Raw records
===============

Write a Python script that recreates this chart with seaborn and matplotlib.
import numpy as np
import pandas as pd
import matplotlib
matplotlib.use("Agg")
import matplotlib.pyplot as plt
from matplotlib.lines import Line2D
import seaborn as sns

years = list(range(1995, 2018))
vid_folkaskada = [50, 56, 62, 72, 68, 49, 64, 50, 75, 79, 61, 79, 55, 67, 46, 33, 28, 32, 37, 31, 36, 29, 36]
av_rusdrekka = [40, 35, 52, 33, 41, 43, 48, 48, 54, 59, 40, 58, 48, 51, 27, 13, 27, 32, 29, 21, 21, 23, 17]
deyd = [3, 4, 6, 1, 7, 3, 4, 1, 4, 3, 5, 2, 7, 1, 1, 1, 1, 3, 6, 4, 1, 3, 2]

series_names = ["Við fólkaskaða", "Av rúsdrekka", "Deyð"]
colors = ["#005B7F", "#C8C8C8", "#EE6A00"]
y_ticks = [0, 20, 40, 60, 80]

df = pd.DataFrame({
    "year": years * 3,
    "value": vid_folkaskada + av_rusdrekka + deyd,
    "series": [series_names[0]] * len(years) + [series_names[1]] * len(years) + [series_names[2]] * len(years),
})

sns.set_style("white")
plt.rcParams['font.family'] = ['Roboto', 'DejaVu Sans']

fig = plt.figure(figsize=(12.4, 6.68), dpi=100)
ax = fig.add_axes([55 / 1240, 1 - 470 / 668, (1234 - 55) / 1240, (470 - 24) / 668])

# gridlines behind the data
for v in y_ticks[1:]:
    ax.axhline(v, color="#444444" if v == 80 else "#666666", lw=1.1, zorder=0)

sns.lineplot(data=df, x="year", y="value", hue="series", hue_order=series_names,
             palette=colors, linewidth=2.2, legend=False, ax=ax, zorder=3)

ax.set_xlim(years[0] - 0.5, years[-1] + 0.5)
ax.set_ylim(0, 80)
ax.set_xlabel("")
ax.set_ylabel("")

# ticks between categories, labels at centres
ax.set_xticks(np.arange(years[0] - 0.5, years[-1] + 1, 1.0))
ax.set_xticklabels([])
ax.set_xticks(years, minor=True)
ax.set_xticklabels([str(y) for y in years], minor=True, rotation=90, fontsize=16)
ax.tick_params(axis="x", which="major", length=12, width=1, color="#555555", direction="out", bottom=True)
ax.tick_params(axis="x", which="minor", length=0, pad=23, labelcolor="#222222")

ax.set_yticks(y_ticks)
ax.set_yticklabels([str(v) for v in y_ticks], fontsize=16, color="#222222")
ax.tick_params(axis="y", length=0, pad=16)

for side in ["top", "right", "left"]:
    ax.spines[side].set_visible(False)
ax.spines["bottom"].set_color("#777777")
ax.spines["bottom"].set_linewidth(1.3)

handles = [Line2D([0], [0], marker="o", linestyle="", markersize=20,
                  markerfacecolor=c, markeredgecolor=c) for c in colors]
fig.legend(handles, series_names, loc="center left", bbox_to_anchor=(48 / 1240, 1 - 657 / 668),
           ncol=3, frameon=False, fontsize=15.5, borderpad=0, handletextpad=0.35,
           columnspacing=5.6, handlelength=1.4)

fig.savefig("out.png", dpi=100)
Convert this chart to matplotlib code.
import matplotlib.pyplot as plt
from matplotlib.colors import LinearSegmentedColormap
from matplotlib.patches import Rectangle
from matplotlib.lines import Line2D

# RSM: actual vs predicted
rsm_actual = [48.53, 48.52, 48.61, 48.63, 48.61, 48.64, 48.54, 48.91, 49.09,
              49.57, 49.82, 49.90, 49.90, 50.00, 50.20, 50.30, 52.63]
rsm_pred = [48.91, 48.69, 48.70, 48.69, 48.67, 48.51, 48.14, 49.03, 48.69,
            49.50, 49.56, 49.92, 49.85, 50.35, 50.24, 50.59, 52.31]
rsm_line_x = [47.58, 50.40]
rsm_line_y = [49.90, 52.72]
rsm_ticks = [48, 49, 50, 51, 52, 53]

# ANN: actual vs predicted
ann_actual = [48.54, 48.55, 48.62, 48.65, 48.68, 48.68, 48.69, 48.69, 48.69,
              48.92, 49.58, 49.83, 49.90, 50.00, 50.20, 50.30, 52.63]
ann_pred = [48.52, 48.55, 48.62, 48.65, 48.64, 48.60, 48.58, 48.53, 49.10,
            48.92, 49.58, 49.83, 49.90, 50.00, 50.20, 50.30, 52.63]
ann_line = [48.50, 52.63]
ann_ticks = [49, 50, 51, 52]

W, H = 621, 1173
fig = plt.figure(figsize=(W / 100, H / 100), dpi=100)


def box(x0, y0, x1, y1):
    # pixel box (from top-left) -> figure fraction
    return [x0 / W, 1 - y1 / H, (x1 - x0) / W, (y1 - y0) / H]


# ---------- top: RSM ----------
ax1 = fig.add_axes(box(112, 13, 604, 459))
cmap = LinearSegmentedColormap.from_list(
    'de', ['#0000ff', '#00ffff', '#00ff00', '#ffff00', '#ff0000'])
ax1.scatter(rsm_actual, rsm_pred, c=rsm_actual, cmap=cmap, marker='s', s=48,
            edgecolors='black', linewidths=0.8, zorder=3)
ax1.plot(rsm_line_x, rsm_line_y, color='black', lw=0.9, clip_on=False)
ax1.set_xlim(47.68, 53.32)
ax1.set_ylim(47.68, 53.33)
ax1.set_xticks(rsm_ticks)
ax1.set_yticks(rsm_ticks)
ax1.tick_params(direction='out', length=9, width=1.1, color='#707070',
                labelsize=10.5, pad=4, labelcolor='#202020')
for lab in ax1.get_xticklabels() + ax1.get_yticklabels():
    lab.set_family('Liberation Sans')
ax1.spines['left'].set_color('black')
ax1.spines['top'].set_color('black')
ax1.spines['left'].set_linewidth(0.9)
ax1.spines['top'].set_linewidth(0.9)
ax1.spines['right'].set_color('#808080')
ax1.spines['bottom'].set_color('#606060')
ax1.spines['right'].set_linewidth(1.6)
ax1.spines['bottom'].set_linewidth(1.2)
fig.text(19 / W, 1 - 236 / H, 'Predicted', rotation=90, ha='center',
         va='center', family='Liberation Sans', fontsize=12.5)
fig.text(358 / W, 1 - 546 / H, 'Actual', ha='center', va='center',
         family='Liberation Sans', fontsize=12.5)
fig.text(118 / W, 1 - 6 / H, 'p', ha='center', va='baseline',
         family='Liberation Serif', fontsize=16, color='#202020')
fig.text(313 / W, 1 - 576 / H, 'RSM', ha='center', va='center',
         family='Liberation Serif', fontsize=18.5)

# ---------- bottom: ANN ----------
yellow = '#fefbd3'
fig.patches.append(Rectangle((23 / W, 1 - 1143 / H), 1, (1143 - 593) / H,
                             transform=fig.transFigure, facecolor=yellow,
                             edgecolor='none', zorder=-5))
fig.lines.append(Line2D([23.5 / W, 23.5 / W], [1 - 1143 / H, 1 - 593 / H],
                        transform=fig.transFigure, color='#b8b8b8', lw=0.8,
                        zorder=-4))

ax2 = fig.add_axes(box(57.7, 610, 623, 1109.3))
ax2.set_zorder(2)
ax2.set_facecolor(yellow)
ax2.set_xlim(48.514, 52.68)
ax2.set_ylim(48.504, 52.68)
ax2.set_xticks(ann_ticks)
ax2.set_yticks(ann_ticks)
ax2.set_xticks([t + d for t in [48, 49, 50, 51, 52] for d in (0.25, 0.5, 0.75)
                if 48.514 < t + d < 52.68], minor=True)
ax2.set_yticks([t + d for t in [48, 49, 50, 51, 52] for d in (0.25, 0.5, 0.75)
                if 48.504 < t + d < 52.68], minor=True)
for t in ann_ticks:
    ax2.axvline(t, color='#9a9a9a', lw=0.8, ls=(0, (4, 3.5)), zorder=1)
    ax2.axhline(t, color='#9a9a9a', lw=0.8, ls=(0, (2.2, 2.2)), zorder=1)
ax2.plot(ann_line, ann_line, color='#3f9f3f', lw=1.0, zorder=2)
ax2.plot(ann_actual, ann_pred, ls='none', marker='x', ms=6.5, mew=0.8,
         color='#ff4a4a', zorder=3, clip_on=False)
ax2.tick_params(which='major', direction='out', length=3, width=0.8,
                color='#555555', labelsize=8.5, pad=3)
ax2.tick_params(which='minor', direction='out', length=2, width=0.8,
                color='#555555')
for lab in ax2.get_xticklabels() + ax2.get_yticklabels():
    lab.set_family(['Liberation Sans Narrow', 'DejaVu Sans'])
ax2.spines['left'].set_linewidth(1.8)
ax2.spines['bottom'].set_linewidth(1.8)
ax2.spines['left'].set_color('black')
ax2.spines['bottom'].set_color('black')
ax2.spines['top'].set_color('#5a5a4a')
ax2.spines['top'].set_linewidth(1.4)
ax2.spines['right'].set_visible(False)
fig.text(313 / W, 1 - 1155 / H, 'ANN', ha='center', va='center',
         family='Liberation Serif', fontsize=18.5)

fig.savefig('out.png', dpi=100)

===============

What you should do:
Starting at the first line of the records, print each line exactly, stopping after the line that contains "y_ticks = [0, 20, 40, 60, 80]".

Result of this exercise:
Write a Python script that recreates this chart with seaborn and matplotlib.
import numpy as np
import pandas as pd
import matplotlib
matplotlib.use("Agg")
import matplotlib.pyplot as plt
from matplotlib.lines import Line2D
import seaborn as sns

years = list(range(1995, 2018))
vid_folkaskada = [50, 56, 62, 72, 68, 49, 64, 50, 75, 79, 61, 79, 55, 67, 46, 33, 28, 32, 37, 31, 36, 29, 36]
av_rusdrekka = [40, 35, 52, 33, 41, 43, 48, 48, 54, 59, 40, 58, 48, 51, 27, 13, 27, 32, 29, 21, 21, 23, 17]
deyd = [3, 4, 6, 1, 7, 3, 4, 1, 4, 3, 5, 2, 7, 1, 1, 1, 1, 3, 6, 4, 1, 3, 2]

series_names = ["Við fólkaskaða", "Av rúsdrekka", "Deyð"]
colors = ["#005B7F", "#C8C8C8", "#EE6A00"]
y_ticks = [0, 20, 40, 60, 80]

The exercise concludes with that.